Amelia, Nate and Sondre Brooks arrived at Grace already a complete and beautiful family, but still, they hoped their family would grow and, in the fall of 2018 the received news that they would be adding to it. The church family eagerly awaited the birth of Frederick Brooks, expected in early 2019. Unfortunately, Frederick had severe challenges and was born early. Despite the best efforts of all involved, he passed from my arms into the arms of God in December. The pain of his loss was tremendous, and he was mourned by the entire congregation and all who know the Brooks family – and yet, throughout, God was present. God was present on the day he was born and on the day he died. God was present to his parents, his grandparents, and his brother. God is present in Frederick’s spirit, whom I feel visiting Grace often.
It was no surprise then when God made her presence known in a new way almost two years to the week when I received a text from Amelia telling me that a birth mother had chosen the Brooks family to adopt her child – and then a week or so later when we discovered that that child was, in fact, twin girls. Nor was it a surprise that those girls did not wish to wait for Epiphany to arrive. Two years after Frederick’s death, Amelia, Nate, Sondre and I were once again frantically texting one another – this time preparing for birth rather than death – and just as before, God was present.
The Easter Vigil begins in darkness, just as God’s creation did, just as we, made of the ground we now so arrogantly walk on, did as well. We move into the light not through our own ingeniousness, but through the saving illumination of God’s attention and forgiveness. The last story we tell tonight is the greatest miracle of all, the one in which God sends the light of Godself into the darkness in which human beings constantly find ourselves in order that we may live. When Jesus’s friends go to the tomb, expecting death, they instead find life, and the wonder of it frightens them.
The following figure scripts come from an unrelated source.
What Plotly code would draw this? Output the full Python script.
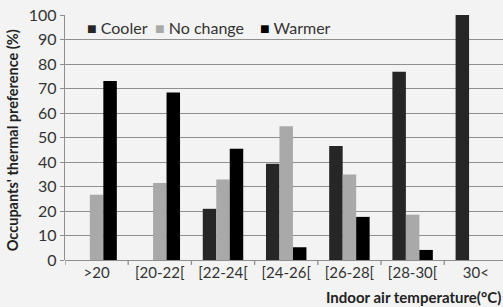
import plotly.graph_objects as go

categories = [">20", "[20-22[", "[22-24[", "[24-26[", "[26-28[", "[28-30[", "30<"]
cooler = [None, None, 20.9, 39.3, 46.5, 76.8, 100]
no_change = [26.6, 31.4, 32.9, 54.6, 34.9, 18.5, None]
warmer = [73.1, 68.4, 45.4, 5.2, 17.6, 4.1, None]
series_names = ["Cooler", "No change", "Warmer"]
series_colors = ["#262626", "#a9a9a9", "#000000"]

x = list(range(len(categories)))
FONT = "Lato, 'Open Sans', sans-serif"
AX = "#8f8f8f"

fig = go.Figure()
for name, vals, col in zip(series_names, [cooler, no_change, warmer], series_colors):
    fig.add_bar(x=x, y=vals, name=name, marker=dict(color=col, line=dict(width=0)))

fig.update_layout(
    width=503, height=307,
    margin=dict(l=65, r=0, t=15, b=47, autoexpand=False),
    paper_bgcolor="#f3f3f3", plot_bgcolor="#f3f3f3",
    barmode="group", bargap=0.36, bargroupgap=0,
    font=dict(family=FONT, size=15, color="#333333"),
    showlegend=False,
    xaxis=dict(
        tickmode="array", tickvals=x, ticktext=categories, automargin=False,
        range=[-0.5, 6.43], showgrid=False, zeroline=False,
        showline=False, ticks="", ticklabelstandoff=2,
        tickfont=dict(size=15, color="#333333"),
    ),
    yaxis=dict(
        range=[0, 100], dtick=10, showgrid=True, gridcolor=AX, gridwidth=1.3,
        zeroline=True, zerolinecolor=AX, zerolinewidth=1.3, automargin=False,
        showline=True, linecolor=AX, linewidth=1.3,
        ticks="outside", ticklen=4, tickcolor=AX,
        tickfont=dict(size=16, color="#333333"),
    ),
)

# tick marks between categories on the x-axis
for b in [i - 0.5 for i in range(len(categories) + 1)]:
    fig.add_shape(type="line", xref="x", yref="paper", x0=b, x1=b, y0=0, y1=-0.02,
                  line=dict(color=AX, width=1.3))

# axis titles
fig.add_annotation(text="<b>Indoor air temperature(°C)</b>", xref="paper", yref="paper",
                   x=1.0, y=-0.151, xanchor="right", yanchor="middle", showarrow=False,
                   font=dict(family=FONT, size=15, color="#222222"))
fig.add_annotation(text="<b>Occupants' thermal preference (%)</b>", xref="paper", yref="paper",
                   x=-0.118, y=0.49, xanchor="center", yanchor="middle", showarrow=False, textangle=-90,
                   font=dict(family=FONT, size=14.5, color="#222222"))

# legend as text with coloured squares
lx = [0.045, 0.2, 0.44]
for name, col, px in zip(series_names, series_colors, lx):
    fig.add_annotation(text=f"<span style='color:{col}'>■</span> {name}", xref="paper", yref="paper",
                       x=px, y=0.95, xanchor="left", yanchor="middle", showarrow=False,
                       font=dict(family=FONT, size=16, color="#333333"))

fig.write_html("out.html", config={"displayModeBar": False},
               post_script="document.body.style.margin='0';document.body.style.overflow='hidden';")
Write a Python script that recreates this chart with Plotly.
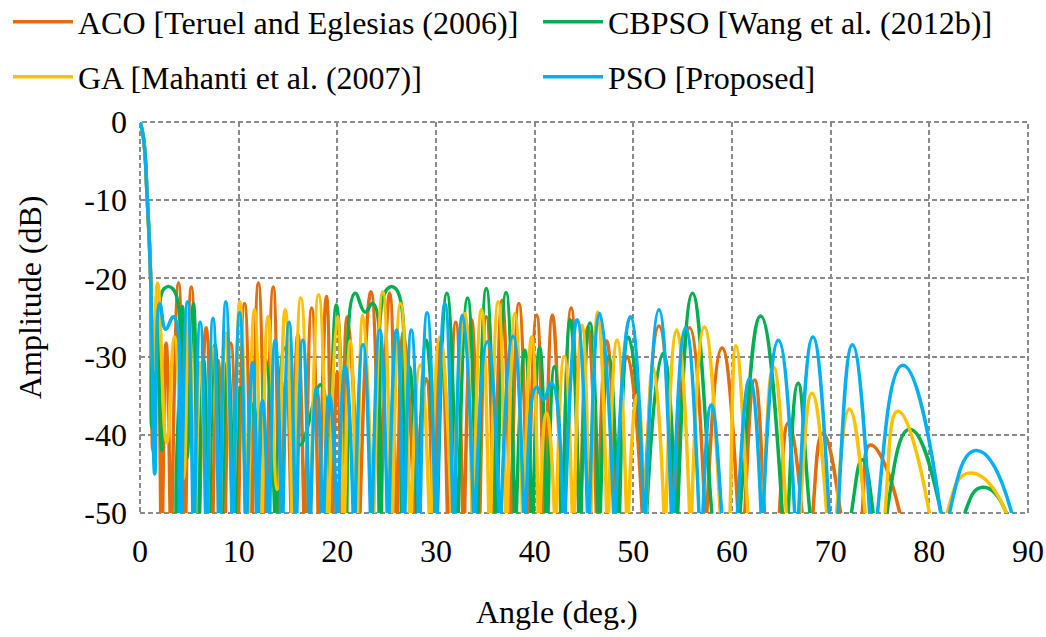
import plotly.graph_objects as go

# ---- data: (angle in degrees, amplitude in dB) ----
# each lobe: where it leaves the -50 dB floor, its peak, where it returns to the floor;
# the null between two lobes lies below the floor (clipped); visible dips are given directly.
aco_points = [
    (0, 0), (0.35, -2), (0.74, -10), (1.08, -20), (1.3, -42), (1.75, -23),
    (2.1, -50), (2.2, -75), (2.3, -50), (2.65, -28.3), (3.05, -50), (3.15, -75), (3.25, -50),
    (3.9, -20.6), (4.45, -50), (4.55, -75), (4.65, -50), (5.2, -21.1), (5.85, -50), (5.95, -75),
    (6.05, -50), (6.7, -26.3), (7.2, -50), (7.3, -75), (7.4, -50), (7.9, -30.5), (8.45, -50),
    (8.55, -75), (8.65, -50), (9.2, -28.3), (9.8, -50), (9.9, -75), (10.0, -50), (10.6, -23.2),
    (11.2, -50), (11.3, -75), (11.4, -50), (12.0, -20.6), (12.65, -50), (12.75, -75),
    (12.85, -50), (13.5, -21.1), (14.05, -50), (14.15, -75), (14.25, -50), (14.8, -33),
    (15.3, -50), (15.4, -75), (15.5, -50), (16.0, -27.2), (16.6, -50), (16.7, -75), (16.8, -50),
    (17.4, -23.8), (18.05, -50), (18.15, -75), (18.25, -50), (18.9, -22.3), (19.35, -50),
    (19.45, -75), (19.55, -50), (20.0, -32), (20.4, -50), (20.5, -75), (20.6, -50),
    (21.0, -24.9), (22.1, -50), (22.2, -75), (22.3, -50), (23.4, -21.7), (24.25, -50),
    (24.35, -75), (24.45, -50), (25.3, -21.9), (25.9, -50), (26.0, -75), (26.1, -50),
    (26.7, -26.8), (27.75, -50), (27.85, -75), (27.95, -50), (29.0, -32.8), (29.65, -50),
    (29.75, -75), (29.85, -50), (30.5, -27.9), (31.15, -50), (31.25, -75), (31.35, -50),
    (32.0, -25.6), (32.7, -50), (32.8, -75), (32.9, -50), (33.6, -25.3), (34.25, -50),
    (34.35, -75), (34.45, -50), (35.1, -24.9), (35.8, -50), (35.9, -75), (36.0, -50),
    (36.7, -22.8), (37.45, -50), (37.55, -75), (37.65, -50), (38.4, -23.2), (39.2, -50),
    (39.3, -75), (39.4, -50), (40.2, -24.7), (40.9, -50), (41.0, -75), (41.1, -50),
    (41.8, -24.7), (42.65, -50), (42.75, -75), (42.85, -50), (43.7, -23.8), (44.45, -50),
    (44.55, -75), (44.65, -50), (45.4, -26.2), (46.25, -50), (46.35, -75), (46.45, -50),
    (47.3, -28), (48.25, -50), (48.35, -75), (48.45, -50), (49.4, -30), (50.9, -50),
    (51.0, -75), (51.1, -50), (52.6, -26.1), (54.05, -50), (54.15, -75), (54.25, -50),
    (55.7, -26.3), (57.25, -50), (57.35, -75), (57.45, -50), (59.0, -28.9),
    (60.6, -50), (60.95, -75), (61.3, -50), (62.3, -33), (63.3, -50), (64.05, -75),
    (64.8, -50), (65.7, -38.5), (67.1, -50), (67.65, -75), (68.2, -50), (69.2, -39.8),
    (71.0, -50), (72.1, -75), (73.2, -50), (74.0, -41.3), (77.0, -50), (77.5, -75),
]

cbpso_points = [
    (0, 0), (0.35, -2), (0.74, -10), (1.08, -20), (1.2, -39), (1.7, -27), (2.2, -42),
    (2.45, -21.3), (3.3, -21.3), (3.65, -50), (3.75, -75), (3.85, -50), (4.3, -23.6),
    (4.75, -43), (5.4, -23.2), (5.8, -50), (5.9, -75), (6.0, -50), (6.45, -30.5),
    (6.85, -50), (6.95, -75), (7.05, -50), (7.6, -28.5), (8.15, -50), (8.25, -75),
    (8.35, -50), (8.9, -30.5), (9.45, -50), (9.55, -75), (9.65, -50), (10.2, -34),
    (10.75, -50), (10.85, -75), (10.95, -50), (11.5, -36), (12.05, -50), (12.15, -75),
    (12.25, -50), (12.8, -30.4), (13.65, -50), (13.75, -75), (13.85, -50), (14.7, -28.9),
    (16.2, -41.3), (18.3, -33.6), (19.0, -50), (19.1, -75), (19.2, -50), (19.9, -23.4),
    (20.75, -50), (20.85, -75), (20.95, -50), (21.8, -21.9), (22.8, -24.3), (23.6, -23.2),
    (24.25, -50), (24.35, -75), (24.45, -50), (25.1, -21.3), (25.9, -21.3), (26.5, -50),
    (26.6, -75), (26.7, -50), (27.3, -31.3), (28.05, -50), (28.15, -75), (28.25, -50),
    (29.0, -27.9), (29.95, -50), (30.05, -75), (30.15, -50), (31.1, -21.9), (32.05, -50),
    (32.15, -75), (32.25, -50), (33.2, -22.5), (34.05, -50), (34.15, -75), (34.25, -50),
    (35.1, -21.3), (36.0, -50), (36.1, -75), (36.2, -50), (37.1, -21.8), (37.95, -50),
    (38.05, -75), (38.15, -50), (39.0, -29.2), (39.65, -50), (39.75, -75), (39.85, -50),
    (40.5, -28.8), (41.15, -50), (41.25, -75), (41.35, -50), (42.0, -31.3), (42.7, -50),
    (42.8, -75), (42.9, -50), (43.6, -25.3), (44.5, -50), (44.6, -75), (44.7, -50),
    (45.6, -25.7), (46.45, -50), (46.55, -75), (46.65, -50), (47.5, -30), (48.4, -50),
    (48.5, -75), (48.6, -50), (49.5, -27.5), (51.15, -50), (51.25, -75), (51.35, -50),
    (53.0, -29.6), (54.3, -50), (54.4, -75), (54.5, -50), (56.0, -21.9), (57.95, -50),
    (59.4, -75), (60.8, -50), (62.9, -24.8), (65.1, -50), (65.4, -75), (65.7, -50),
    (66.7, -33.4), (67.9, -50), (70.0, -75), (72.1, -50), (73.2, -43.2), (74.3, -50),
    (75.0, -75), (75.7, -50), (78.0, -39.3), (81.2, -50), (82.4, -75), (83.6, -50),
    (85.4, -46.7), (87.8, -50), (88.2, -75),
]

ga_points = [
    (0, 0), (0.35, -2), (0.74, -10), (1.08, -20), (1.35, -32), (1.78, -20.6), (2.7, -41),
    (3.5, -27.5), (4.4, -45.6), (4.9, -24.5), (5.45, -50), (5.55, -75), (5.65, -50),
    (6.1, -30.8), (6.65, -50), (6.75, -75), (6.85, -50), (7.4, -29), (7.95, -50),
    (8.05, -75), (8.15, -50), (8.7, -27), (9.4, -48), (10.1, -23), (10.8, -50), (10.9, -75),
    (11.0, -50), (11.6, -24), (12.2, -50), (12.3, -75), (12.4, -50), (13.0, -24.9),
    (13.9, -47), (14.7, -24), (15.4, -50), (15.5, -75), (15.6, -50), (16.3, -22.5),
    (17.1, -50), (17.2, -75), (17.3, -50), (18.1, -22.1), (18.95, -50), (19.05, -75),
    (19.15, -50), (20.0, -24.9), (20.55, -50), (20.65, -75), (20.75, -50), (21.3, -28),
    (21.85, -50), (21.95, -75), (22.05, -50), (22.6, -24.7), (23.5, -50), (23.6, -75),
    (23.7, -50), (24.6, -21.7), (25.4, -50), (25.5, -75), (25.6, -50), (26.4, -23.2),
    (27.3, -50), (27.4, -75), (27.5, -50), (28.4, -31.1), (29.3, -50), (29.4, -75),
    (29.5, -50), (30.4, -27.5), (31.55, -50), (31.65, -75), (31.75, -50), (32.9, -24.5),
    (33.65, -50), (33.75, -75), (33.85, -50), (34.6, -24), (35.35, -50), (35.45, -75),
    (35.55, -50), (36.3, -23), (37.05, -50), (37.15, -75), (37.25, -50), (38.0, -24.5),
    (38.75, -50), (38.85, -75), (38.95, -50), (39.7, -27.5), (40.35, -50), (40.45, -75),
    (40.55, -50), (41.2, -37.2), (42.0, -50), (42.1, -75), (42.2, -50), (43.0, -30),
    (43.8, -50), (43.9, -75), (44.0, -50), (44.8, -26), (45.5, -50), (45.6, -75),
    (45.7, -50), (46.4, -24.3), (47.3, -50), (47.4, -75), (47.5, -50), (48.35, -27.9),
    (49.3, -50), (49.4, -75), (49.5, -50), (50.4, -34.9), (51.1, -50), (51.2, -75),
    (51.3, -50), (52.0, -31.3), (53.1, -50), (53.2, -75), (53.3, -50), (54.4, -26.6),
    (55.7, -50), (55.8, -75), (55.9, -50), (57.2, -26.2), (58.8, -50), (59.3, -75),
    (59.8, -50), (60.4, -28.6), (61.6, -50), (62.35, -75), (63.1, -50), (64.2, -31.3),
    (65.5, -50), (66.2, -75), (66.9, -50), (68.1, -34.7), (69.6, -50), (70.1, -75),
    (70.6, -50), (71.9, -36.7), (73.5, -50), (74.5, -75), (75.5, -50), (76.8, -37.0),
    (80.0, -50), (80.9, -75), (81.8, -50), (84.0, -44.9), (87.8, -50), (88.2, -75),
]

pso_points = [
    (0, 0), (0.35, -2), (0.74, -10), (1.08, -20), (1.5, -45), (2.0, -23.2), (2.6, -26.5),
    (3.4, -24.9), (4.0, -50), (4.1, -75), (4.2, -50), (4.8, -23), (5.35, -50), (5.45, -75),
    (5.55, -50), (6.1, -25.6), (6.65, -50), (6.75, -75), (6.85, -50), (7.4, -25.1),
    (7.95, -50), (8.05, -75), (8.15, -50), (8.7, -23), (9.3, -50), (9.4, -75), (9.5, -50),
    (10.1, -24.4), (10.65, -50), (10.75, -75), (10.85, -50), (11.4, -30.8), (11.8, -50),
    (11.9, -75), (12.0, -50), (12.4, -35.6), (12.95, -50), (13.05, -75), (13.15, -50),
    (13.7, -27.9), (14.3, -50), (14.4, -75), (14.5, -50), (15.1, -25.6), (15.7, -50),
    (15.8, -75), (15.9, -50), (16.5, -27.9), (17.1, -50), (17.2, -75), (17.3, -50),
    (17.9, -34), (18.45, -50), (18.55, -75), (18.65, -50), (19.2, -34.9), (19.9, -50),
    (20.0, -75), (20.1, -50), (20.8, -31.3), (21.6, -50), (21.7, -75), (21.8, -50),
    (22.6, -28.5), (23.35, -50), (23.45, -75), (23.55, -50), (24.3, -26.6), (25.05, -50),
    (25.15, -75), (25.25, -50), (26.0, -26.6), (26.65, -50), (26.75, -75), (26.85, -50),
    (27.5, -26.6), (28.2, -50), (28.3, -75), (28.4, -50), (29.1, -24.4), (29.9, -50),
    (30.0, -75), (30.1, -50), (30.9, -23.2), (31.7, -50), (31.8, -75), (31.9, -50),
    (32.7, -24.7), (33.8, -50), (33.9, -75), (34.0, -50), (35.2, -28.1), (36.4, -50),
    (36.5, -75), (36.6, -50), (37.8, -27.4), (38.9, -50), (39.0, -75), (39.1, -50),
    (40.2, -33.9), (40.9, -35.5), (41.7, -33.4), (42.9, -50), (43.0, -75), (43.1, -50),
    (44.3, -25.3), (45.35, -50), (45.45, -75), (45.55, -50), (46.6, -24.5), (48.0, -50),
    (48.1, -75), (48.2, -50), (49.7, -24.9), (51.05, -50), (51.15, -75), (51.25, -50),
    (52.6, -24.0), (53.85, -50), (53.95, -75), (54.05, -50), (55.3, -26.3), (56.65, -50),
    (56.85, -75), (57.05, -50), (57.9, -36.2), (58.95, -50), (59.75, -75), (60.55, -50),
    (61.8, -32.8), (62.95, -50), (63.05, -75), (63.15, -50), (64.7, -27.9), (66.35, -50),
    (66.55, -75), (66.75, -50), (68.2, -27.5), (69.85, -50), (70.3, -75), (70.75, -50),
    (72.2, -28.5), (73.95, -50), (74.35, -75), (74.75, -50), (77.3, -31.1), (81.15, -50),
    (81.6, -75), (82.05, -50), (84.7, -42), (88.35, -50), (88.6, -75),
]

series_names = [
    "ACO [Teruel and Eglesias (2006)]",
    "CBPSO [Wang et al. (2012b)]",
    "GA [Mahanti et al. (2007)]",
    "PSO [Proposed]",
]
series_points = [aco_points, cbpso_points, ga_points, pso_points]
series_colors = ["#E46C0A", "#00B050", "#FFC000", "#00B0F0"]
series_legend = ["legend", "legend2", "legend3", "legend4"]

x_ticks = [0, 10, 20, 30, 40, 50, 60, 70, 80, 90]
x_tick_labels = ["0", "10", "20", "30", "40", "50", "60", "70", "80", "90"]
y_ticks = [0, -10, -20, -30, -40, -50]
y_tick_labels = ["0", "-10", "-20", "-30", "-40", "-50"]
x_title = "Angle (deg.)"
y_title = "Amplitude (dB)"

FONT = "Liberation Serif, Times New Roman, serif"
FS = 32
GRID_COLOR = "#8A8A8A"
GRID_DASH = "5px,3px"

fig = go.Figure()
for name, pts, color, lg in zip(series_names, series_points, series_colors, series_legend):
    fig.add_trace(go.Scatter(
        x=[p[0] for p in pts],
        y=[p[1] for p in pts],
        mode="lines",
        name=name,
        legend=lg,
        line=dict(color=color, width=3.5, shape="spline", smoothing=1.3),
    ))

grid = dict(showgrid=True, gridcolor=GRID_COLOR, griddash=GRID_DASH, gridwidth=2,
            zeroline=False, showline=False, ticks="",
            tickfont=dict(family=FONT, size=FS, color="black"))

def legend_box(x_px, y_px):
    return dict(xref="container", yref="container",
                x=x_px / 1046, xanchor="left", y=1 - y_px / 637, yanchor="middle",
                itemwidth=60, bgcolor="rgba(0,0,0,0)",
                font=dict(family=FONT, size=FS, color="black"))

fig.update_layout(
    width=1046, height=637,
    margin=dict(l=140, r=18, t=122, b=124, autoexpand=False),
    paper_bgcolor="white", plot_bgcolor="white",
    font=dict(family=FONT, size=FS, color="black"),
    xaxis=dict(range=[0, 90], tickvals=x_ticks, ticktext=x_tick_labels,
               ticklabelstandoff=16, **grid),
    yaxis=dict(range=[-50, 0], tickvals=y_ticks, ticktext=y_tick_labels,
               ticklabelstandoff=12, **grid),
    legend=legend_box(8, 22),
    legend2=legend_box(538, 22),
    legend3=legend_box(8, 77),
    legend4=legend_box(538, 77),
    showlegend=True,
    shapes=[dict(type="rect", xref="paper", yref="paper", x0=0, y0=0, x1=1, y1=1,
                 line=dict(color=GRID_COLOR, width=2, dash=GRID_DASH), layer="below")],
    annotations=[
        dict(text=x_title, xref="paper", yref="paper", x=(557 - 140) / 888,
             y=(513 - 612) / 391, xanchor="center", yanchor="middle", showarrow=False,
             font=dict(family=FONT, size=FS, color="black")),
        dict(text=y_title, xref="paper", yref="paper", x=(30 - 140) / 888,
             y=(513 - 297) / 391, xanchor="center", yanchor="middle", showarrow=False,
             textangle=-90, font=dict(family=FONT, size=FS, color="black")),
    ],
)

fig.write_html("out.html")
When we are baptized, we accept both the awe of Jesus’s sacrifice for us and the terror that goes with it. We recognize that we are letting go of our human desires for power, privilege, and self-interest in order to be part of something bigger – to be part of a community of believers. Baptism unites us not to Christ, but to one another in Christ. Through baptism we die to our individual selves so that we can live as a community of one people, with one history, sharing our stories, our lives, and our love. AMEN.